Intervention de Jean-Paul Lecoq

Séance en hémicycle du mercredi 19 décembre 2018 à 15h00
Modification de l'acte portant élection des membres du parlement européen — Discussion générale

Photo issue du site de l'Assemblée nationale ou de WikipediaJean-Paul Lecoq :

Mes chers collègues, le texte que nous examinons aujourd'hui est déconnecté des enjeux démocratiques qui se posent à toute l'Union européenne et à ses États membres. Compte tenu de l'actualité et des exigences démocratiques et anti-technocratiques qui s'expriment dans notre pays– et pas seulement celles toutes de jaune vêtues – , ce texte est, à bien des égards, surréaliste. Sa vocation se limite, comme les précédents orateurs l'ont dit, à harmoniser les procédures nationales, afin d'unifier l'organisation des élections européennes au sein de l'Union. Cet objectif figurait déjà dans le traité de Rome de 1957 ! Il aura fallu du temps et une succession de scrutins européens qui ont tous battu des records d'abstention pour tenter d'atteindre cet objectif.

Élaboré en France en juin dernier, ce texte, une fois ratifié, entrera en vigueur à l'échelle de l'Union européenne. La question de la circonscription unique et les réflexions menées sur la proportionnelle sont importantes aux yeux des députés communistes. Cette décision n'appelle donc que peu d'observations critiques en tant que telles, à l'exception toutefois du problème des seuils. L'instauration d'un résultat minimal pour être élu introduit une sorte de tri sélectif entre les grands et les petits partis. Ces derniers se trouveront exclus, ce qui est extrêmement gênant pour la diversité démocratique. Ce choix, du reste, est tout à fait assumé, puisqu'il est indiqué dans l'exposé des motifs que les seuils visent à « favoriser l'émergence de groupes politiques d'une taille significative afin de faciliter le processus législatif au Parlement européen ».

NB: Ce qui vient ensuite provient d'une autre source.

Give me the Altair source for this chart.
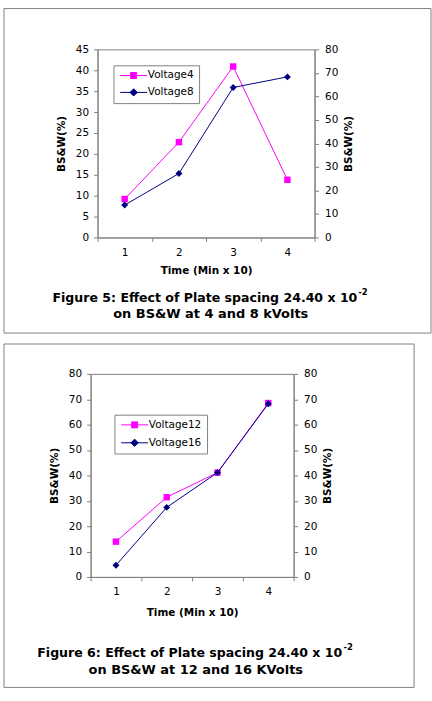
import altair as alt
import pandas as pd

# ---------------- data ----------------
times = [1, 2, 3, 4]

fig5_series = ["Voltage4", "Voltage8"]
fig5_voltage4 = [9.2, 22.8, 40.9, 13.8]    # left axis (0-45)
fig5_voltage8 = [13.8, 27.2, 63.8, 68.3]   # right axis (0-80)

fig6_series = ["Voltage12", "Voltage16"]
fig6_voltage12 = [13.9, 31.4, 41.1, 68.5]  # left axis (0-80)
fig6_voltage16 = [4.6, 27.4, 41.1, 68.2]   # right axis (0-80)

fig5_left_ticks = [0, 5, 10, 15, 20, 25, 30, 35, 40, 45]
fig5_right_ticks = [0, 10, 20, 30, 40, 50, 60, 70, 80]
fig6_left_ticks = [0, 10, 20, 30, 40, 50, 60, 70, 80]
fig6_right_ticks = [0, 10, 20, 30, 40, 50, 60, 70, 80]

fig5_caption = ["Figure 5: Effect of Plate spacing 24.40 x 10", "-2", "on BS&W at 4 and 8 kVolts"]
fig6_caption = ["Figure 6: Effect of Plate spacing 24.40 x 10", "-2", "on BS&W at 12 and 16 KVolts"]

X_TITLE = "Time (Min x 10)"
Y_TITLE = "BS&W(%)"

# ---------------- style ----------------
MAGENTA = "#FF00FF"
NAVY = "#000080"
GRAY = "#808080"
FONT = "DejaVu Sans"

# legend symbols: short line with marker on it
SQ_PATH = "M-3.86,0H3.86M-0.86,-0.86H0.86V0.86H-0.86Z"
DI_PATH = "M-3.86,0H3.86M0,-1.05L1.05,0L0,1.05L-1.05,0Z"

INDEP = dict(shape="independent", fill="independent", stroke="independent")


def spacer():
    # invisible 1px column so that each figure is placed by its own frame
    return (
        alt.Chart(pd.DataFrame({"k": [0]}))
        .mark_rect(opacity=0)
        .encode(x=alt.value(0), x2=alt.value(1), y=alt.value(0), y2=alt.value(1))
        .properties(width=1, height=1, view=alt.ViewBackground(stroke="transparent"))
    )


def figure(series, vals_a, vals_b, left_ticks, right_ticks, W, H,
           legend_xy, row_pad, frame, caption, cap, xtitle_pad):
    df = pd.DataFrame({"t": times, "a": vals_a, "b": vals_b})
    base = alt.Chart(df)

    x = alt.X(
        "t:O",
        bandPosition=0.5,
        scale=alt.Scale(type="band", paddingInner=0, paddingOuter=0),
        axis=alt.Axis(title=X_TITLE, labelAngle=0, tickBand="extent",
                      labelPadding=6, titlePadding=xtitle_pad),
    )
    ya = alt.Y(
        "a:Q",
        scale=alt.Scale(domain=[left_ticks[0], left_ticks[-1]], nice=False),
        axis=alt.Axis(values=left_ticks, title=Y_TITLE, orient="left",
                      labelPadding=5, titlePadding=9),
    )
    yb = alt.Y(
        "b:Q",
        scale=alt.Scale(domain=[right_ticks[0], right_ticks[-1]], nice=False),
        axis=alt.Axis(values=right_ticks, title=Y_TITLE, orient="right",
                      labelPadding=6, titlePadding=6, titleAngle=270,
                      titleBaseline="top"),
    )

    left = alt.layer(
        base.mark_line(color=MAGENTA, strokeWidth=1).encode(x=x, y=ya),
        base.mark_point(shape="square", filled=True, size=42, color=MAGENTA,
                        opacity=1).encode(x=x, y=ya),
    )
    right = alt.layer(
        base.mark_line(color=NAVY, strokeWidth=1).encode(x=x, y=yb),
        base.mark_point(shape="diamond", filled=True, size=48, color=NAVY,
                        opacity=1).encode(x=x, y=yb),
    )

    leg = alt.Legend(
        title=None, orient="none", legendX=legend_xy[0], legendY=legend_xy[1],
        strokeColor=GRAY, fillColor="white", padding=5,
        symbolSize=49, symbolStrokeWidth=1, symbolOffset=10,
        labelOffset=9, rowPadding=row_pad,
        labelFont=FONT, labelFontSize=10.5, labelColor="black",
    )
    ldf = pd.DataFrame({"s": series})
    legend_layer = (
        alt.Chart(ldf)
        .transform_filter("false")
        .mark_point(filled=True, opacity=1)
        .encode(
            shape=alt.Shape("s:N", scale=alt.Scale(domain=series, range=[SQ_PATH, DI_PATH]), legend=leg),
            fill=alt.Fill("s:N", scale=alt.Scale(domain=series, range=[MAGENTA, NAVY]), legend=leg),
            stroke=alt.Stroke("s:N", scale=alt.Scale(domain=series, range=[MAGENTA, NAVY]), legend=leg),
        )
    )

    one = alt.Chart(pd.DataFrame({"k": [0]}))
    frame_layer = one.mark_rect(fill="transparent", stroke=GRAY, strokeWidth=1).encode(
        x=alt.value(frame[0]), x2=alt.value(frame[1]),
        y=alt.value(frame[2]), y2=alt.value(frame[3]),
    )
    cap1 = one.mark_text(font=FONT, fontSize=12.6, fontWeight="bold", align="right",
                         baseline="alphabetic", color="black").encode(
        x=alt.value(cap[0]), y=alt.value(cap[1]), text=alt.value(caption[0]))
    cap_sup = one.mark_text(font=FONT, fontSize=8.5, fontWeight="bold", align="left",
                            baseline="alphabetic", color="black").encode(
        x=alt.value(cap[2]), y=alt.value(cap[3]), text=alt.value(caption[1]))
    cap2 = one.mark_text(font=FONT, fontSize=13, fontWeight="bold", align="center",
                         baseline="alphabetic", color="black").encode(
        x=alt.value(cap[4]), y=alt.value(cap[5]), text=alt.value(caption[2]))

    layered = (
        alt.layer(frame_layer, left, right, legend_layer, cap1, cap_sup, cap2)
        .resolve_scale(y="independent")
        .properties(width=W, height=H)
    )
    return (
        alt.hconcat(spacer(), layered, spacing=0)
        .resolve_scale(**INDEP)
        .resolve_legend(**INDEP)
    )


fig5 = figure(
    fig5_series, fig5_voltage4, fig5_voltage8, fig5_left_ticks, fig5_right_ticks,
    W=218, H=189, legend_xy=(16, 16), row_pad=5,
    frame=(-94, 335, -41, 285),
    caption=fig5_caption,
    cap=(261, 253.7, 262, 247, 113.7, 270.3),
    xtitle_pad=8,
)
fig6 = figure(
    fig6_series, fig6_voltage12, fig6_voltage16, fig6_left_ticks, fig6_right_ticks,
    W=204, H=204, legend_xy=(24, 41), row_pad=6,
    frame=(-87, 325, -30, 315),
    caption=fig6_caption,
    cap=(252.7, 284.7, 254, 277.7, 105.7, 302),
    xtitle_pad=10,
)

chart = (
    alt.vconcat(fig5, fig6, spacing=9)
    .resolve_scale(**INDEP)
    .resolve_legend(**INDEP)
    .properties(padding={"left": 0, "top": 6, "right": 0, "bottom": 0}, background="white")
    .configure_view(stroke=GRAY, strokeWidth=1)
    .configure_axis(
        domainColor=GRAY, tickColor=GRAY, domainWidth=1, tickWidth=1, tickSize=4,
        grid=False, labelFont=FONT, labelFontSize=10.5, labelColor="black",
        titleFont=FONT, titleFontSize=10.5, titleFontWeight="bold", titleColor="black",
    )
)

chart.save("out.html", embed_options={"renderer": "svg", "actions": False})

Tout est dit ! Il s'agit de préserver un entre-soi pour être plus tranquille dans l'enceinte du Parlement, pendant qu'on laisse à la porte ceux dont on estime qu'ils ne sont pas assez représentatifs. Mais le propre de la démocratie n'est-il pas d'assurer une représentation proportionnelle de toute la diversité des opinions ? Au-delà de ces considérations et de cette proposition, à laquelle le groupe de la Gauche démocrate et républicaine va donner son accord, une double question se pose. À quoi sert le Parlement européen, d'abord, et comment faire pour le renforcer ? C'est bien de cela qu'il s'agit, et ce n'est pas un simple toilettage qui répondra aux enjeux actuels.

Depuis que les eurodéputés sont élus au suffrage universel direct, le problème de l'utilité du vote saute visiblement aux yeux des électeurs potentiels et des citoyens. Ils sont de moins en moins nombreux à se déplacer pour choisir leurs représentants à l'échelle européenne. Cette abstention récurrente est symptomatique, en même temps qu'elle affaiblit, de fait, la légitimité démocratique de l'Union européenne. Si nous nous élevons contre ceux qui veulent des « États-Unis d'Europe », parce que cela irait à l'encontre de l'idée d'Union européenne et des valeurs qu'elle est censée incarner, nous ne cautionnerons jamais pour autant une Union technocratique et antidémocratique, si éloignée des attentes et des intérêts des peuples qui la composent.

Cette Union-là, c'est celle qui sert les marchés, au détriment des gens ; celle qui est aux mains des prétendus experts et des comptables ; celle qui fait triompher les logiques de l'argent en rognant les services publics et les protections collectives ; celle qui est sous l'influence des lobbyistes. Nous venons encore d'en avoir la triste démonstration, avec la révélation des Implant files… La Commission européenne a finalement rejeté l'idée de créer une agence publique de certification, qui serait chargée de délivrer les autorisations de mise sur le marché des produits médicaux, notamment des implants et des prothèses. Elle a cédé à la pression des grands groupes privés comme Medtronic, qui font leur business sur le dos des patients et de nos systèmes de protection sociale.

Cette Europe qui jargonne, au point de n'être plus audible par ceux qui ne sont pas du sérail, les peuples européens n'en peuvent plus et n'en veulent plus. Soit on peut attendre que le mouvement des gilets jaunes gagne un jour toute l'Europe, soit on peut se saisir de cette opportunité pour asseoir un nouveau type de représentation européenne et rénover en profondeur ses instances. Comme le proposent Didier Quentin et Sébastien Nadot dans leur rapport sur la refondation démocratique de l'Union européenne, il serait bon d'entreprendre une réforme de l'initiative citoyenne européenne, pour en faire un outil de démocratie participative, qui impliquerait plus directement les Européens dans le fonctionnement des institutions de l'Union européenne.